** start of SUPPLIED RECORDS **

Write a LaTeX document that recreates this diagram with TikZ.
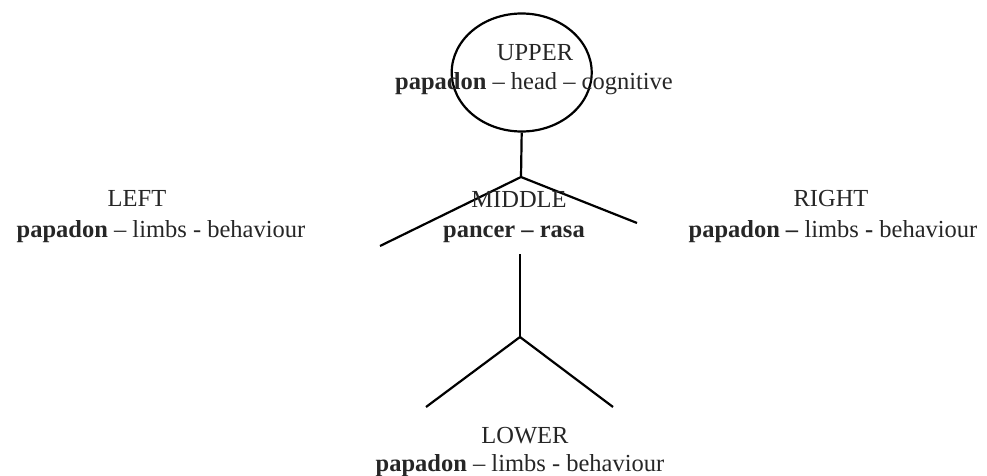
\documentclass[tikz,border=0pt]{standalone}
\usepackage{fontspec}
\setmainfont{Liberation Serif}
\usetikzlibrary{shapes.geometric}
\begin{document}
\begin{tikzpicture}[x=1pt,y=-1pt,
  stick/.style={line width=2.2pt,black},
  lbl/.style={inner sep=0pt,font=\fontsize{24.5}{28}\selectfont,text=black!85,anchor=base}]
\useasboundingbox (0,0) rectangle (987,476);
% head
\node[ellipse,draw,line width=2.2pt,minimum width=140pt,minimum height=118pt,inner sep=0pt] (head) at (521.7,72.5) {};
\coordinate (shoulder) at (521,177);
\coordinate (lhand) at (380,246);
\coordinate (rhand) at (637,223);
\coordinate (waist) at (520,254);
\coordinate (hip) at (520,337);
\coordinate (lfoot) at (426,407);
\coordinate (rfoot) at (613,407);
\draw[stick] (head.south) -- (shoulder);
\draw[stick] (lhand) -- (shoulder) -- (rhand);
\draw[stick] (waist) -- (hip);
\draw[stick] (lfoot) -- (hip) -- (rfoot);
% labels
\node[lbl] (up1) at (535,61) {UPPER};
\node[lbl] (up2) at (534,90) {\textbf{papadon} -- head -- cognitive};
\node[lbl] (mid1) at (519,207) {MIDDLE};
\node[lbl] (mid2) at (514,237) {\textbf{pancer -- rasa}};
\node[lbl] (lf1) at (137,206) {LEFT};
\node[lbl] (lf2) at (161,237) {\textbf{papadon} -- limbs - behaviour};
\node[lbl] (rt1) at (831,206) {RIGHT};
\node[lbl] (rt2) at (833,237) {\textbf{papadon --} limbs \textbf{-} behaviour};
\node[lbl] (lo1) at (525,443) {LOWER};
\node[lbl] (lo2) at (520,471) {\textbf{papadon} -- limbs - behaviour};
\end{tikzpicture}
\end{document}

** end of SUPPLIED RECORDS **
** start of SUPPLIED RECORDS **

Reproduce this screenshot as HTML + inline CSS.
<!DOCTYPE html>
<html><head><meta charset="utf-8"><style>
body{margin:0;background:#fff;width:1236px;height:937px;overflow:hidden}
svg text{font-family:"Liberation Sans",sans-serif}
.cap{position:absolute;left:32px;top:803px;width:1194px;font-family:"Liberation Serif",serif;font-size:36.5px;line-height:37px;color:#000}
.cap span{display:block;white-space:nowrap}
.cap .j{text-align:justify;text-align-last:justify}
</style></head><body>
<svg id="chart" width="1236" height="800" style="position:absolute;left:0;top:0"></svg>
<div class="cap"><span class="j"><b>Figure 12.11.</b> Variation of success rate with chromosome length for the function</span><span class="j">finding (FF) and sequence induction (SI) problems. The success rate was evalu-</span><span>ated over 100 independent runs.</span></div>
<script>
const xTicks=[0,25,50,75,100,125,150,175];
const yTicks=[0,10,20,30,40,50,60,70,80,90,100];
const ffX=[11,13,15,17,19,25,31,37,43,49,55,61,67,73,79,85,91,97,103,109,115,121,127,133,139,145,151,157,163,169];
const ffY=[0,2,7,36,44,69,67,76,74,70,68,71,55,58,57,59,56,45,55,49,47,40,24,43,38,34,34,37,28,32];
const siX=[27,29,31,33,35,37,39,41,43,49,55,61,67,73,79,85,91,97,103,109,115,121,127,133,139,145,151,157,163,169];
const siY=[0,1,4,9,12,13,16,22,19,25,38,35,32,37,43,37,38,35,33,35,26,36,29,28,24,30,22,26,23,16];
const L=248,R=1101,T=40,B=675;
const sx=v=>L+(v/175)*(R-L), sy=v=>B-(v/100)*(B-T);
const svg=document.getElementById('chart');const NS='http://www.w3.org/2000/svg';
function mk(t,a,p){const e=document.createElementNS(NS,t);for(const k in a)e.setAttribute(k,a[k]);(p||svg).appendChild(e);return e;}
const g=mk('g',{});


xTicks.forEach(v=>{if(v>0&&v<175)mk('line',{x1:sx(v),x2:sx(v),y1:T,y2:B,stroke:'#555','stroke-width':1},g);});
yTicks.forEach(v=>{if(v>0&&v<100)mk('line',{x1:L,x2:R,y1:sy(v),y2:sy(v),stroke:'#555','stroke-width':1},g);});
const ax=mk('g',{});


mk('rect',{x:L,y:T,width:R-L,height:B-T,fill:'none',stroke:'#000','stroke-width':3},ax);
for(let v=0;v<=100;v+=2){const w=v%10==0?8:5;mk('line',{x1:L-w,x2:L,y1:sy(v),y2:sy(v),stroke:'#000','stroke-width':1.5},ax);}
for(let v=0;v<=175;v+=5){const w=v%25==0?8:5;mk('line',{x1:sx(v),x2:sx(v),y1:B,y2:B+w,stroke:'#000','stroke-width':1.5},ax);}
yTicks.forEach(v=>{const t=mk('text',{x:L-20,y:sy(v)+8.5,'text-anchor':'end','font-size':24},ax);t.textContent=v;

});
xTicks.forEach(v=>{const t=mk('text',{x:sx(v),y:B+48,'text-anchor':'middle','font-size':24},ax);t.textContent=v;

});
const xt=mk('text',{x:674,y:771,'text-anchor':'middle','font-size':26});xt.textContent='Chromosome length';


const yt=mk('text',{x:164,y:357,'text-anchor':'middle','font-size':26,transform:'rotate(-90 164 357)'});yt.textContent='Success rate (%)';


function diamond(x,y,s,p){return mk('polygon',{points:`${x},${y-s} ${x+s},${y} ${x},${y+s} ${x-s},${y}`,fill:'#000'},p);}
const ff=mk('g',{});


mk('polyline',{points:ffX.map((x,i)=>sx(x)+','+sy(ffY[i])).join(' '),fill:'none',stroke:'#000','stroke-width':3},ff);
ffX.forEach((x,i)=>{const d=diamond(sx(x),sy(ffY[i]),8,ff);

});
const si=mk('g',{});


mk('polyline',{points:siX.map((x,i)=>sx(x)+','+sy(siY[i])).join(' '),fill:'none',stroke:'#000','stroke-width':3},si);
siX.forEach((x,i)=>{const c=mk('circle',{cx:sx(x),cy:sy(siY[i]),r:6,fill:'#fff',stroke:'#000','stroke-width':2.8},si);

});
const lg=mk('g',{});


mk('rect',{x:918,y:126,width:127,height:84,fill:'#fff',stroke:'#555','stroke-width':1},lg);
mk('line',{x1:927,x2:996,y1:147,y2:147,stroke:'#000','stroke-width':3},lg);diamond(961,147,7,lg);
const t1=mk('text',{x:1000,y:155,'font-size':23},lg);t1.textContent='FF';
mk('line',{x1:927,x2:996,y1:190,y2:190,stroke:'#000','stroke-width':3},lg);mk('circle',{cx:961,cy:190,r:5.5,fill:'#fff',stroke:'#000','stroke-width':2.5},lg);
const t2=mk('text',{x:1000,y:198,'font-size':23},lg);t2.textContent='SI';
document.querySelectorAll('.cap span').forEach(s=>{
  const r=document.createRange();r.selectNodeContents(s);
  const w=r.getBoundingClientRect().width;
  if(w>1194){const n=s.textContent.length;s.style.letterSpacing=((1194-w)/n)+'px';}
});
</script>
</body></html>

** end of SUPPLIED RECORDS **

◆ TASK BRIEF ◆
Copy out all lines where the word "this" appears.

◆ OUTPUT BELOW ◆
Write a LaTeX document that recreates this diagram with TikZ.
Reproduce this screenshot as HTML + inline CSS.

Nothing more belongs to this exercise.